_Given instruction:_
Leave out all pictures. Return exactly the lines from the top of the material through the line containing "const etichettaTotale = 'totale';".

_Information provided:_
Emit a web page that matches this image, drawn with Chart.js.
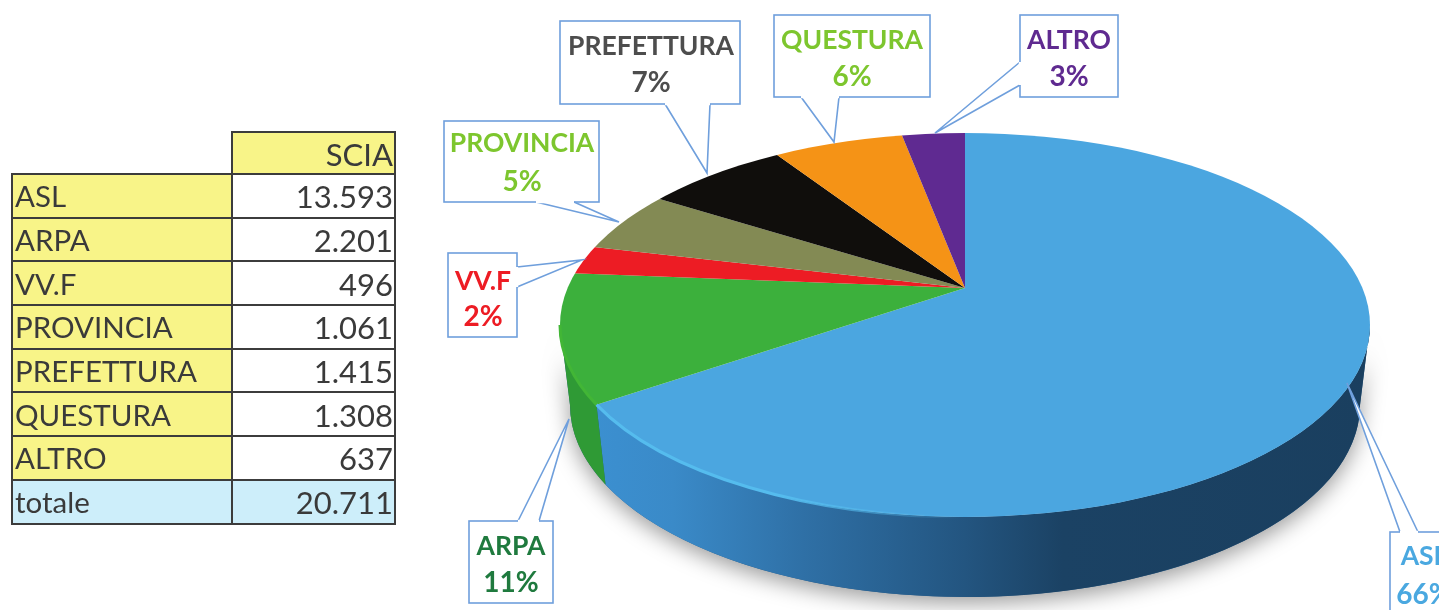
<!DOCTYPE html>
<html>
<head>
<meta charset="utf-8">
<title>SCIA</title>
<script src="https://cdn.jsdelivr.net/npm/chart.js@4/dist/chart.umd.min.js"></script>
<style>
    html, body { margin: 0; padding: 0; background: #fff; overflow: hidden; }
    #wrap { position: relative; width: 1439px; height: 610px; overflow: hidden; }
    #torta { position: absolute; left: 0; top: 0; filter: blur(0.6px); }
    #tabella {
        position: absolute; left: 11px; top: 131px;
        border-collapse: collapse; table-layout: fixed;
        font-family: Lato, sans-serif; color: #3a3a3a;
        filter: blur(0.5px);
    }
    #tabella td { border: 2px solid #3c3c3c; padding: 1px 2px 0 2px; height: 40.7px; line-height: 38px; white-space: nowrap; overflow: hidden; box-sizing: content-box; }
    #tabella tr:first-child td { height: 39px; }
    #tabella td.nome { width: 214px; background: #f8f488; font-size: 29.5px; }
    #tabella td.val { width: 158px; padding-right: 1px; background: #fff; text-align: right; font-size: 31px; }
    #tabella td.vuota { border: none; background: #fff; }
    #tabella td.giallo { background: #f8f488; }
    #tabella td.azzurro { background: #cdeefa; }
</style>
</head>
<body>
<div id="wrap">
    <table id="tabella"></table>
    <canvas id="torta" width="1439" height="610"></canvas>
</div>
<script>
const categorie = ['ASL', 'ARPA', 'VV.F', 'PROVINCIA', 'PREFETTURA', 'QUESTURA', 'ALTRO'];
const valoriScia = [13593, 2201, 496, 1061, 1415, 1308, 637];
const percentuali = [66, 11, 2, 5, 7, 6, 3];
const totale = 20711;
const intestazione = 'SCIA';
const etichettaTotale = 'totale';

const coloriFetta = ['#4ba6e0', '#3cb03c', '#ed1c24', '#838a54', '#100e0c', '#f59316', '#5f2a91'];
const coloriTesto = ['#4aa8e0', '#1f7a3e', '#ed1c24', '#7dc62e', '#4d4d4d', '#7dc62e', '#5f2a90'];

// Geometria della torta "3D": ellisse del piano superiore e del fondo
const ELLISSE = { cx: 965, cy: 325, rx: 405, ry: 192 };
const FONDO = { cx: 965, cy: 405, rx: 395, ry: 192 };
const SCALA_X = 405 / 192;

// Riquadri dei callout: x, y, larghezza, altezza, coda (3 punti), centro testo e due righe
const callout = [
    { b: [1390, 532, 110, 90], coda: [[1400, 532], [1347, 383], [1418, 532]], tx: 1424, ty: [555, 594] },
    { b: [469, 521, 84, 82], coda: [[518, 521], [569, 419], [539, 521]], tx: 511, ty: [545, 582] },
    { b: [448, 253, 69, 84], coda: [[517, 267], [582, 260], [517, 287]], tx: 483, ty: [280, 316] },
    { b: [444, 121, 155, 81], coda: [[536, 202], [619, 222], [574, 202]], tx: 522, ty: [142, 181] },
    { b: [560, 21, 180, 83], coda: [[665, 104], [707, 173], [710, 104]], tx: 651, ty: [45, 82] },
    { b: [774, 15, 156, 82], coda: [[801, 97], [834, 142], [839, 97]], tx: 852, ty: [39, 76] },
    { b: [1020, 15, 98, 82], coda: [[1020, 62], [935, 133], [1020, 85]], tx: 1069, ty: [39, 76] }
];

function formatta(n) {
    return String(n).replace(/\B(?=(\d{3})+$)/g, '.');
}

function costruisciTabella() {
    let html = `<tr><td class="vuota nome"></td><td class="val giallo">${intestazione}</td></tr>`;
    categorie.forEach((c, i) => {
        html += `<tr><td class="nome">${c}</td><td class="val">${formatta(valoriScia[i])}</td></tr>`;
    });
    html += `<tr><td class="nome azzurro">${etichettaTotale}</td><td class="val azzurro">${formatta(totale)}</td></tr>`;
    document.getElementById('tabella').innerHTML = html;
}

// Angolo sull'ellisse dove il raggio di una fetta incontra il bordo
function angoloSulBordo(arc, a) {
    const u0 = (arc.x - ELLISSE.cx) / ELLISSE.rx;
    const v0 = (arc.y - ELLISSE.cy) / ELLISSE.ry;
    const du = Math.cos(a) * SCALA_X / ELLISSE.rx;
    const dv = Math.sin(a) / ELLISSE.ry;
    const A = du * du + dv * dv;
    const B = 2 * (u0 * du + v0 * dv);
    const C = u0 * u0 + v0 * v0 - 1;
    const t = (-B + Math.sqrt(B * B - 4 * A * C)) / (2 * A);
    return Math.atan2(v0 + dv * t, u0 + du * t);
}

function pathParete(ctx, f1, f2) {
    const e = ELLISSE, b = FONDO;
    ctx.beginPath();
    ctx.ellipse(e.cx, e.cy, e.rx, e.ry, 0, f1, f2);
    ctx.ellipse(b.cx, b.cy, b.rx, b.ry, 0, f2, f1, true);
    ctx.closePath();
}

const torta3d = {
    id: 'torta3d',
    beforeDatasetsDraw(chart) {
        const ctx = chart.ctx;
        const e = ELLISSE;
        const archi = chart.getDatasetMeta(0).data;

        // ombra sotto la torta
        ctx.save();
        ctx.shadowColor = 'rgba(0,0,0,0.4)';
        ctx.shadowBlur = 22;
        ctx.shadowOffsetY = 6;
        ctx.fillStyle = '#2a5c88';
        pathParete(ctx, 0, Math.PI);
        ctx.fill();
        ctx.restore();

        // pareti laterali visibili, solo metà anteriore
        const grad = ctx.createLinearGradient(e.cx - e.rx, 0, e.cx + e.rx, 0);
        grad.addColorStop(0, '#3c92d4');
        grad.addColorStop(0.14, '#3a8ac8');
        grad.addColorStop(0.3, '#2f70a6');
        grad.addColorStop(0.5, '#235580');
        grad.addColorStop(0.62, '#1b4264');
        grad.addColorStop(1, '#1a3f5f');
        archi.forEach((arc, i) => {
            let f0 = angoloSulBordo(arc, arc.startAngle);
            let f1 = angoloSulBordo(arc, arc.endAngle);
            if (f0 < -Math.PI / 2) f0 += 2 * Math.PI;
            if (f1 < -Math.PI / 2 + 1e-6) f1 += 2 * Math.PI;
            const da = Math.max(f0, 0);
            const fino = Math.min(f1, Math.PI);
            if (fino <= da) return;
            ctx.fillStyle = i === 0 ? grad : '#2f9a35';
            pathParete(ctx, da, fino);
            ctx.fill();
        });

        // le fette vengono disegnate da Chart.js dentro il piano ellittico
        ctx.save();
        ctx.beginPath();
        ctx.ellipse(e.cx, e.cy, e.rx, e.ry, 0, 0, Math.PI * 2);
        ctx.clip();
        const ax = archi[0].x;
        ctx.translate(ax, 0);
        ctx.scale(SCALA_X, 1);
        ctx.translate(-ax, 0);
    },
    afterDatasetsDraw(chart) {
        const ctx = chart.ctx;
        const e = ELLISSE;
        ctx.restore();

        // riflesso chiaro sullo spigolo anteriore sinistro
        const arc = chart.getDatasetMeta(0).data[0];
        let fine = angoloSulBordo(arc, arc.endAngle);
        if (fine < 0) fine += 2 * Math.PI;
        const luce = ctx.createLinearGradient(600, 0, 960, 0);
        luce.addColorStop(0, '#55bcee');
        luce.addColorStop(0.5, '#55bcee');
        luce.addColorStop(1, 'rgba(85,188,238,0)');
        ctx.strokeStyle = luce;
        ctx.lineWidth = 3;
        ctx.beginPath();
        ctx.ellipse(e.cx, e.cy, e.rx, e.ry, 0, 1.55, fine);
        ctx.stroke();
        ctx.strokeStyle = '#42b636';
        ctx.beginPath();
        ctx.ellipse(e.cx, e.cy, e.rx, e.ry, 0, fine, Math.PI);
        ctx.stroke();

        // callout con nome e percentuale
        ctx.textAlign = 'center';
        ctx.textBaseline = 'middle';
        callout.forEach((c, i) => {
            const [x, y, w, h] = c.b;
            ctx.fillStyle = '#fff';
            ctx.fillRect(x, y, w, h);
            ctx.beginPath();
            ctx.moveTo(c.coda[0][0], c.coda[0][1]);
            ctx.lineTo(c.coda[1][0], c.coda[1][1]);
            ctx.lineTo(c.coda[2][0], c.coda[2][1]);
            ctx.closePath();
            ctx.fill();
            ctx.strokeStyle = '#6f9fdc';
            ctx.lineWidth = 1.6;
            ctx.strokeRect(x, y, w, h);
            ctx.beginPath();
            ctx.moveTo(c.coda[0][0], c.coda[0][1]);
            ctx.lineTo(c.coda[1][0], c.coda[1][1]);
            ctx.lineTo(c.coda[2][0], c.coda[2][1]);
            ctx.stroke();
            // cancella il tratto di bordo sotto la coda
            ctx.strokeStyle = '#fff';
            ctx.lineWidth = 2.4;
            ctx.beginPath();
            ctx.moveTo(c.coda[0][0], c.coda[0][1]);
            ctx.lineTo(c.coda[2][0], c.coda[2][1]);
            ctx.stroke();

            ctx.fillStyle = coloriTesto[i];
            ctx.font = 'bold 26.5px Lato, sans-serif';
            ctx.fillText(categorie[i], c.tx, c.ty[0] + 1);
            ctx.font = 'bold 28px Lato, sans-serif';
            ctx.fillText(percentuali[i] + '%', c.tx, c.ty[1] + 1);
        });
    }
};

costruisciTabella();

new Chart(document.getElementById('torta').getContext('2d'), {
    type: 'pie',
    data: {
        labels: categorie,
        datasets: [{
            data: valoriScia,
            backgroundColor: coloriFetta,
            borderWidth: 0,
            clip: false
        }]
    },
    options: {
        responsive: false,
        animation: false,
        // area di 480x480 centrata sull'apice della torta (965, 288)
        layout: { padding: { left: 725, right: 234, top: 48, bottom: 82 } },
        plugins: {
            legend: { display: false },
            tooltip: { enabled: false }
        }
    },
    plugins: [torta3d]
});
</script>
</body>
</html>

_Answer to this problem:_
Emit a web page that matches this image, drawn with Chart.js.
<!DOCTYPE html>
<html>
<head>
<meta charset="utf-8">
<title>SCIA</title>
<script src="https://cdn.jsdelivr.net/npm/chart.js@4/dist/chart.umd.min.js"></script>
<style>
    html, body { margin: 0; padding: 0; background: #fff; overflow: hidden; }
    #wrap { position: relative; width: 1439px; height: 610px; overflow: hidden; }
    #torta { position: absolute; left: 0; top: 0; filter: blur(0.6px); }
    #tabella {
        position: absolute; left: 11px; top: 131px;
        border-collapse: collapse; table-layout: fixed;
        font-family: Lato, sans-serif; color: #3a3a3a;
        filter: blur(0.5px);
    }
    #tabella td { border: 2px solid #3c3c3c; padding: 1px 2px 0 2px; height: 40.7px; line-height: 38px; white-space: nowrap; overflow: hidden; box-sizing: content-box; }
    #tabella tr:first-child td { height: 39px; }
    #tabella td.nome { width: 214px; background: #f8f488; font-size: 29.5px; }
    #tabella td.val { width: 158px; padding-right: 1px; background: #fff; text-align: right; font-size: 31px; }
    #tabella td.vuota { border: none; background: #fff; }
    #tabella td.giallo { background: #f8f488; }
    #tabella td.azzurro { background: #cdeefa; }
</style>
</head>
<body>
<div id="wrap">
    <table id="tabella"></table>
    <canvas id="torta" width="1439" height="610"></canvas>
</div>
<script>
const categorie = ['ASL', 'ARPA', 'VV.F', 'PROVINCIA', 'PREFETTURA', 'QUESTURA', 'ALTRO'];
const valoriScia = [13593, 2201, 496, 1061, 1415, 1308, 637];
const percentuali = [66, 11, 2, 5, 7, 6, 3];
const totale = 20711;
const intestazione = 'SCIA';
const etichettaTotale = 'totale';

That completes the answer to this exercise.